Third stage of early embryonic development pattern differences between protosomes and deuterostomes. Coelom is fluid-filled cavity that cushions internal organs from outer wall of body. In lower level organisms, coelom acts as structural element. In higher level organisms, coelom allows for development and separation of organ systems which allow for increased physiological complexity.

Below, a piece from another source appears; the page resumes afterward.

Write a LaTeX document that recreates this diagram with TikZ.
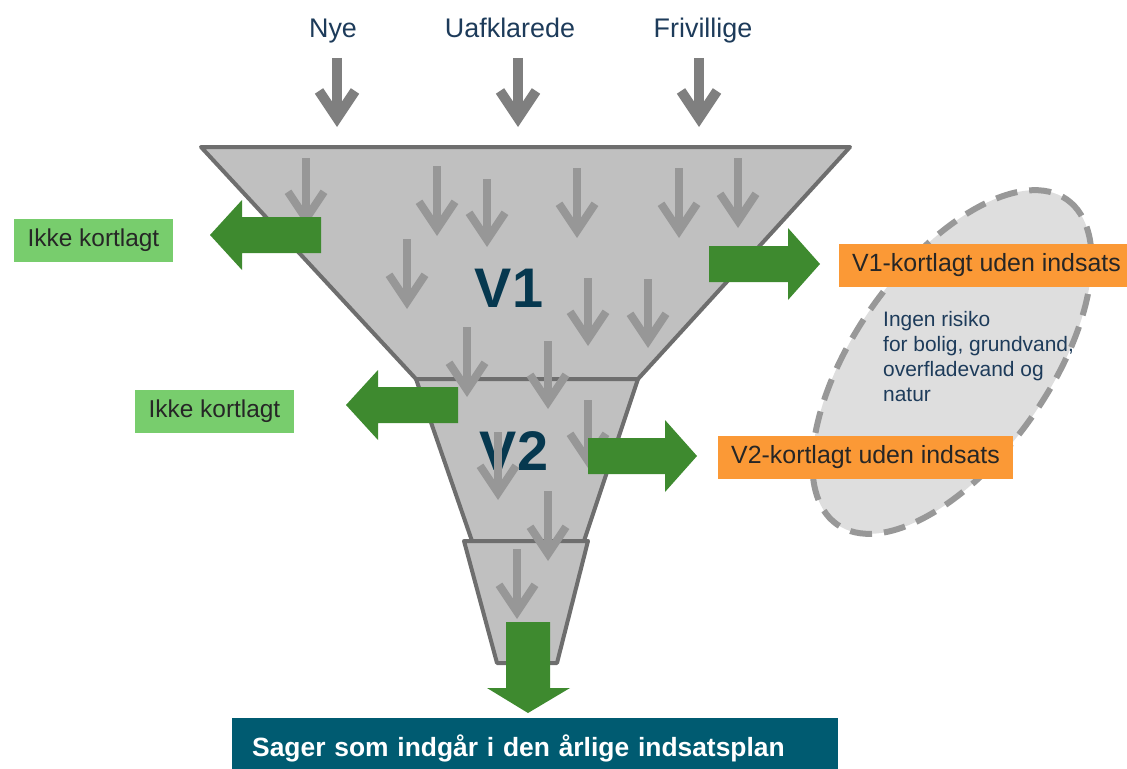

• Protosome: undergo schizocoleous development of coelom where a mass of mesodermal cells split off and enter interior of gastrula to form coelom
• Deuterostome: undergo enterocoelic punching where outpourings of wall of archenteron pinch off to form mesodermal tissue that develops into coelom

Question 16

Organogenesis

Answer 16

Sixth step of descriptive embryology. Cellular differentiation becomes more complex, allowing for formation of various organs and tissues. Consists of neurulation and general organogenesis

Question 17

Neurulation

Answer 17

Part of organogenesis which is the sixth step of descriptive embryology. This is for chordates. It is when mesoderm forms rod of cells called notochord directly under primitive streaks, which induces overlying ectoderm to develop into a thickened neural plate extending along length of embryo. Neural plate invaginates and seals itself into a neural tube under the ectoderm, which eventually forms central nervous system. Some ectodermal cells become neural crest layer that becomes peripheral nervous system. Notochord becomes component of intervertebral disks. Surrounding mesodermal cells become axial skeleton and muscular components of vertebrate

Question 18

General organogenesis

Answer 18

Part of organogenesis which is the sixth step of descriptive embryology. It is when other mesodermal cells of embryo differentiate into groups of tissue called somites that act as segments along that notochord that migrate to create a general outline of the body and later develop into various bodily structures that would be found in that region.

Question 19

Extraembryonic membrane development

Answer 19

Seventh step of descriptive embryology. Only in birds, reptiles, amniotes (including humans). Structure and layers surrounding embryo that protect and nourish it. Consists of amnion, yolk sac, allantois and chorion

Question 20

Amnion

Answer 20

Part of extraembryonic membrane development which is seventh step of descriptive embryology. Innermost membrane that encloses amniotic cavity containing the embryo. Amniotic cavity is filled with amniotic fluid that cushions that embryo and absorbs mechanical impact, minimizing stress for the embryo.

Question 21

Yolk sac

Answer 21

Part of extraembryonic membrane development which is seventh step of descriptive embryology. Nutritional storage for embryo in birds and reptiles. In mammals, embryo receives nutrition directly from mother via placenta and umbilical cord. In placental mammals, yolk sac is preliminary circulatory system where blood cells develop, eventually being absorbed into the gut of the embryo.

Question 22

Allantois

Answer 22

Part of extraembryonic membrane development which is seventh step of descriptive embryology. Sac that branches off the initial archenteron, encircles embryo and forms a layer beneath the chorion. In birds and reptiles, acts as waste storage for uric acid but later fuses with chorion. In placental mammals, transports wastes to placenta and later develops into the umbilical cord which transports wastes, nutrients and gases between embryo and placenta

Question 23

Chorion

Answer 23

Part of extraembryonic membrane development which is seventh step of descriptive embryology. Outermembrane surrounding embryo. In birds and reptiles, acts as site for gas exchange. In mammals, aids in implantation into endometrium, the chorion and endometrium later form placenta to aid in gas, nutrient and water exchange between embryo and mother.